What is it? Brooks has compiled a book of old strong-man techniques for building incredible, superhuman strength. The old school training methods were written before you could shoot yourself full of chemicals and puff up like a distressed blowfish. In the old days, bodybuilders were not expected to look pretty or be "hooge" veiny looking ding dongs they are now a days; they were expected to be exemplars of terrifying strength. Men who could bend pieces of iron, or tear up solid objects with bare hands, or toss around human beings as if they were nerf toys. Brooks book is a manly bellowing back to the days of tossing around giant logs, pushing around enormous dumb bells and bar bells, and picking up objects that ordinary human beings would have a hard time moving with a fork lift. He isn't hearkening back to the golden, "muscle beach" days; he's hearkening back to some atavistic time when weightlifters were men who wore singlets, and grew giant walrus moustaches, and worked in a circus.

The book outlines many exercises and odd lifts which have been forgotten. It also advocates for use of odd shaped objects, and away from the use of machines to achieve functional strength goals. Personally, I actually do find machines occasionally useful, and I figure Brooks probably did once in a while as well, as he hints here and there, particularly in the first edition of the book. But abhoring such things as evil is a good and necessary thing to do.

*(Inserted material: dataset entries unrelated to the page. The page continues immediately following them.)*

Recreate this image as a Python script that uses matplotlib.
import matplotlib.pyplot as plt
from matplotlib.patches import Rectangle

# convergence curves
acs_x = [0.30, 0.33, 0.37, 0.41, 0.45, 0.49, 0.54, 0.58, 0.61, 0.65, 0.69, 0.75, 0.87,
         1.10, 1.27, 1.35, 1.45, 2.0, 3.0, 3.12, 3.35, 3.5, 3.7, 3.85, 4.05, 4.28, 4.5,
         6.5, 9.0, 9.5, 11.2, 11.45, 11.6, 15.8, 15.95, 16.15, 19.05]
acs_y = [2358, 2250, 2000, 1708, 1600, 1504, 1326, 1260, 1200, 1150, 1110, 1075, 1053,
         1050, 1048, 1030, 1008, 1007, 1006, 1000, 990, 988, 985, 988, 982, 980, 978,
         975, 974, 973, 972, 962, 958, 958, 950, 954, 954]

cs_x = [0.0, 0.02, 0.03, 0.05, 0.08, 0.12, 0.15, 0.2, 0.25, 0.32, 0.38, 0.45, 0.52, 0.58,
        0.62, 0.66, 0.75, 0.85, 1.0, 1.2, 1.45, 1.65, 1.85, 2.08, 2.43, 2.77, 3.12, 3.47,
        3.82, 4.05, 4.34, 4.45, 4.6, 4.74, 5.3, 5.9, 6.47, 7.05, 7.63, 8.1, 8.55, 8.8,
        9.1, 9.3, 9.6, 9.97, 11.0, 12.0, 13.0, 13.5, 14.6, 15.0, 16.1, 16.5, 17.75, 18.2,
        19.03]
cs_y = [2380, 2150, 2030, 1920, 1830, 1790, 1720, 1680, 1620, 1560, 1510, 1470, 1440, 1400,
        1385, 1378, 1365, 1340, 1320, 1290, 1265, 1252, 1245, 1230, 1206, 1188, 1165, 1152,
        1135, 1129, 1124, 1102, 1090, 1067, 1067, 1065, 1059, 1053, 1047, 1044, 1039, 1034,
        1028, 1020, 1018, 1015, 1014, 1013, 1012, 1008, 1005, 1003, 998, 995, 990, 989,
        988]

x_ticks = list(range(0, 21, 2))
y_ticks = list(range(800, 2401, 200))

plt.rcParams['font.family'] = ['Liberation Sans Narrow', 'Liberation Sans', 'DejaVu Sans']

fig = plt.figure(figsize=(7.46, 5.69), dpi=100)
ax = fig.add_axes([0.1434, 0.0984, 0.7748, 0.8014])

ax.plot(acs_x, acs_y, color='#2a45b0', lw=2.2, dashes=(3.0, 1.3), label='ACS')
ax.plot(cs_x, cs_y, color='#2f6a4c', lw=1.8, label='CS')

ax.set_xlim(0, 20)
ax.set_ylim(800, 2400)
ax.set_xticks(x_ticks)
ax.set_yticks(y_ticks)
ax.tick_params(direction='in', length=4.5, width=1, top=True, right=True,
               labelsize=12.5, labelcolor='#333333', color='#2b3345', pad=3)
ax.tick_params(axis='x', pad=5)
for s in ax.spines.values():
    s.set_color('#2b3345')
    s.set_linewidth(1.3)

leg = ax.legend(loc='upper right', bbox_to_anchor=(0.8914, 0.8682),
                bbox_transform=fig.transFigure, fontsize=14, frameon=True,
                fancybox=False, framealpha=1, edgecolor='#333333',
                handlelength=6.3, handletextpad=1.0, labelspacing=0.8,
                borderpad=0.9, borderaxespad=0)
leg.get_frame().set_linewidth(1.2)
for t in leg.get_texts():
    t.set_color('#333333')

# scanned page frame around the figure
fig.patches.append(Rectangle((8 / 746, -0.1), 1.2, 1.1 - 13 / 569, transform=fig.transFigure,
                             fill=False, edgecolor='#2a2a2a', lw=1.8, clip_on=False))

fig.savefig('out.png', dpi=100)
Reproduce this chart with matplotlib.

This is not a complete training book. It doesn't talk much about nutrition, and disdains the idea of periodization (probably out of spirit more than anything else, but it is still necessary to rest sometimes). This is a book that, when you read it, makes you want to get out and train. Preferably using some kind of scary impliment made out of rusty iron girders, anvils or anchor chain. But even if not; it makes you want to acquire old fashioned herculean strength.